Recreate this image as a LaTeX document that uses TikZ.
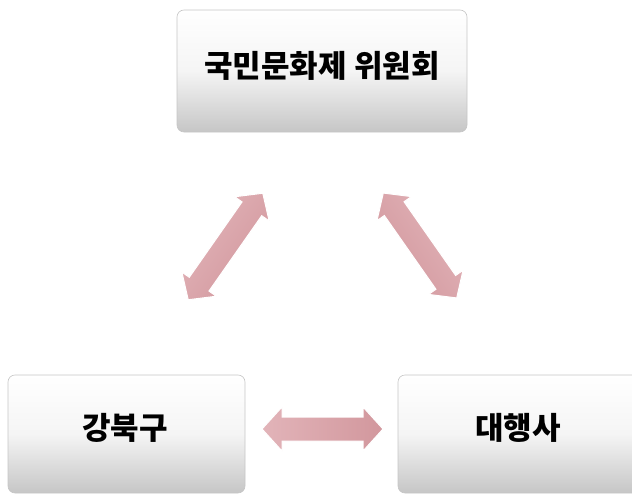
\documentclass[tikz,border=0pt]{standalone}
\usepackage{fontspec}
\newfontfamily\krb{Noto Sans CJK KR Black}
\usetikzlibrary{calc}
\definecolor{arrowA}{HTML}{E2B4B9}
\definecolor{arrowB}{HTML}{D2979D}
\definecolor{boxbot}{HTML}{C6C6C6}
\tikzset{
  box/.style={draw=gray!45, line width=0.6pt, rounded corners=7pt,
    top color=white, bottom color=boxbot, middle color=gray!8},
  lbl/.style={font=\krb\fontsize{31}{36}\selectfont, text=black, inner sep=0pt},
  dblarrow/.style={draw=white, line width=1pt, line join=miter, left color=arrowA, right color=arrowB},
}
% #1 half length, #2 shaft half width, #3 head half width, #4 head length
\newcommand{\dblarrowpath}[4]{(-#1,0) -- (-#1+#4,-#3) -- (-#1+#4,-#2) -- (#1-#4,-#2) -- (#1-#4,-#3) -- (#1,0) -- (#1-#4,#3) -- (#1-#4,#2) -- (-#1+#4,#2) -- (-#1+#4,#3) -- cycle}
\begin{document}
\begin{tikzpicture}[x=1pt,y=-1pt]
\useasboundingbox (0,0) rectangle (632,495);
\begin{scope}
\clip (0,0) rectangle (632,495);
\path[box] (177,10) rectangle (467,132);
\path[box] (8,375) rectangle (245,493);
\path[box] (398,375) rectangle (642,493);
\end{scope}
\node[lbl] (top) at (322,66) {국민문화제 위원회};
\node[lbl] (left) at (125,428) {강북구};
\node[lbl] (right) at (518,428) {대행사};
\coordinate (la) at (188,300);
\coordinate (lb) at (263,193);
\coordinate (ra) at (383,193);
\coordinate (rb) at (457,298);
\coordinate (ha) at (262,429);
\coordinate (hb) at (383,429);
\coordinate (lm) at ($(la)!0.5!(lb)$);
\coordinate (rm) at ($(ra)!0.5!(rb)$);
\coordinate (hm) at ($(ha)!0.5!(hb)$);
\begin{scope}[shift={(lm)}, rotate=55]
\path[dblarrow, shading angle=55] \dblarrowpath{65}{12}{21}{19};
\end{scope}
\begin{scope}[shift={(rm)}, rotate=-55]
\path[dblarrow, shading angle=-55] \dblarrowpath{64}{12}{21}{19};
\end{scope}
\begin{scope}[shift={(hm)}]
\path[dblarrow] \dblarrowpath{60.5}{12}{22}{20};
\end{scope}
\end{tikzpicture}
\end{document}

* **Given task**:
Write the full listing out again with every line unchanged, but include no pictures.

* **Task answer**:
Recreate this image as a LaTeX document that uses TikZ.
\documentclass[tikz,border=0pt]{standalone}
\usepackage{fontspec}
\newfontfamily\krb{Noto Sans CJK KR Black}
\usetikzlibrary{calc}
\definecolor{arrowA}{HTML}{E2B4B9}
\definecolor{arrowB}{HTML}{D2979D}
\definecolor{boxbot}{HTML}{C6C6C6}
\tikzset{
  box/.style={draw=gray!45, line width=0.6pt, rounded corners=7pt,
    top color=white, bottom color=boxbot, middle color=gray!8},
  lbl/.style={font=\krb\fontsize{31}{36}\selectfont, text=black, inner sep=0pt},
  dblarrow/.style={draw=white, line width=1pt, line join=miter, left color=arrowA, right color=arrowB},
}
% #1 half length, #2 shaft half width, #3 head half width, #4 head length
\newcommand{\dblarrowpath}[4]{(-#1,0) -- (-#1+#4,-#3) -- (-#1+#4,-#2) -- (#1-#4,-#2) -- (#1-#4,-#3) -- (#1,0) -- (#1-#4,#3) -- (#1-#4,#2) -- (-#1+#4,#2) -- (-#1+#4,#3) -- cycle}
\begin{document}
\begin{tikzpicture}[x=1pt,y=-1pt]
\useasboundingbox (0,0) rectangle (632,495);
\begin{scope}
\clip (0,0) rectangle (632,495);
\path[box] (177,10) rectangle (467,132);
\path[box] (8,375) rectangle (245,493);
\path[box] (398,375) rectangle (642,493);
\end{scope}
\node[lbl] (top) at (322,66) {국민문화제 위원회};
\node[lbl] (left) at (125,428) {강북구};
\node[lbl] (right) at (518,428) {대행사};
\coordinate (la) at (188,300);
\coordinate (lb) at (263,193);
\coordinate (ra) at (383,193);
\coordinate (rb) at (457,298);
\coordinate (ha) at (262,429);
\coordinate (hb) at (383,429);
\coordinate (lm) at ($(la)!0.5!(lb)$);
\coordinate (rm) at ($(ra)!0.5!(rb)$);
\coordinate (hm) at ($(ha)!0.5!(hb)$);
\begin{scope}[shift={(lm)}, rotate=55]
\path[dblarrow, shading angle=55] \dblarrowpath{65}{12}{21}{19};
\end{scope}
\begin{scope}[shift={(rm)}, rotate=-55]
\path[dblarrow, shading angle=-55] \dblarrowpath{64}{12}{21}{19};
\end{scope}
\begin{scope}[shift={(hm)}]
\path[dblarrow] \dblarrowpath{60.5}{12}{22}{20};
\end{scope}
\end{tikzpicture}
\end{document}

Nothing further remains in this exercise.